Moving away from the actors, the look and feel of the world was fantastic. Had they made everything a bit more colourful like the first it would have been all the better for it. This film is steeped in darkness and despair, it is constantly raining and things are always blowing up. Which is not a bad thing in this case. The action sequences capture your attention and hold on for the entire duration of the movie. A number of the major action beats take place in the middle of a raging ocean on ships. This leads to a ton of interesting fight choreography and truly magnificent visuals. It’s worth mentioning here that the 3D did not take away from my experience at all. I still got a ton of detail and could easily read all the action on screen. Some of the CG was spotty at times (some parts of the final fight scene looked like a video game) and there were a couple of questionable lighting choices (lens flare tended to take over the screen during a few conversations) but these moments were few and far between. The end package is a delicious visual feast that is worth seeing more than once if you’re a fan of the first flick or an action fan in general.

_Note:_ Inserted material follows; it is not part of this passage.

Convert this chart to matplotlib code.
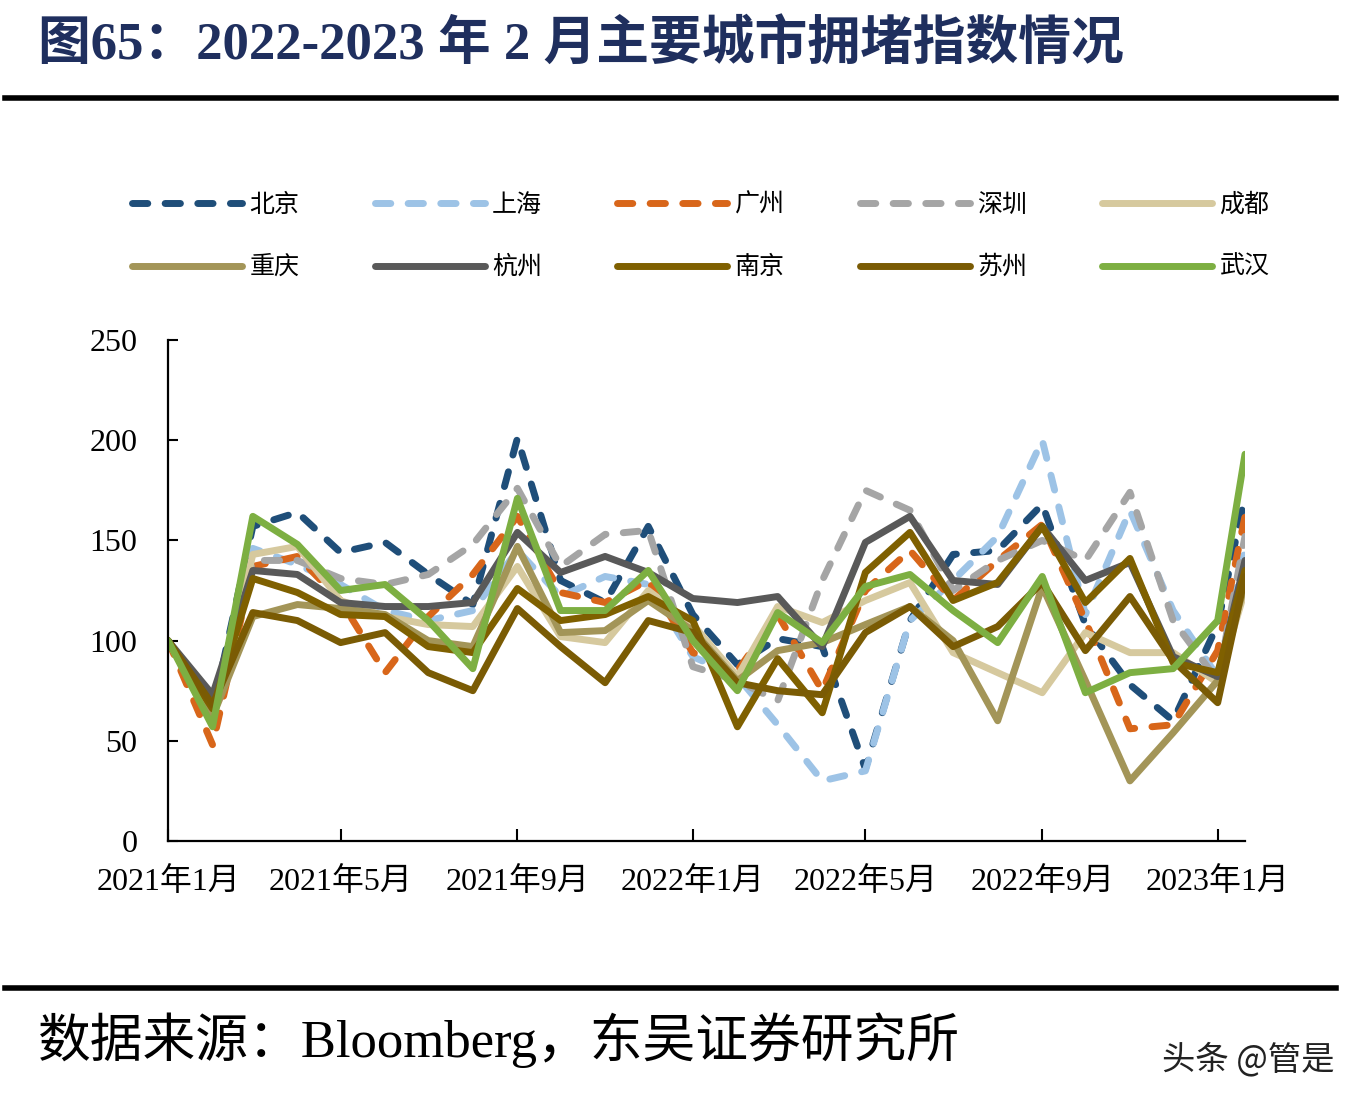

With a cast full of solid to excellent performances (Eva Green!) a smorgasbord of drool worthy action sequences and a decent story to flesh out the world of 300, Rise of an Empire is a more than worthy successor to the Zack Snyder original. With some obvious callbacks to the first film (this is Sparta) and enough to differentiate it from its predecessor this film is good for 300 veterans or new fans alike. It does like some of the emotional punch and weight of the first film but that is the price to pay for such brutal and over the top action. 300:Rise of an Empire is definitely worth the price of admission, 3D or otherwise.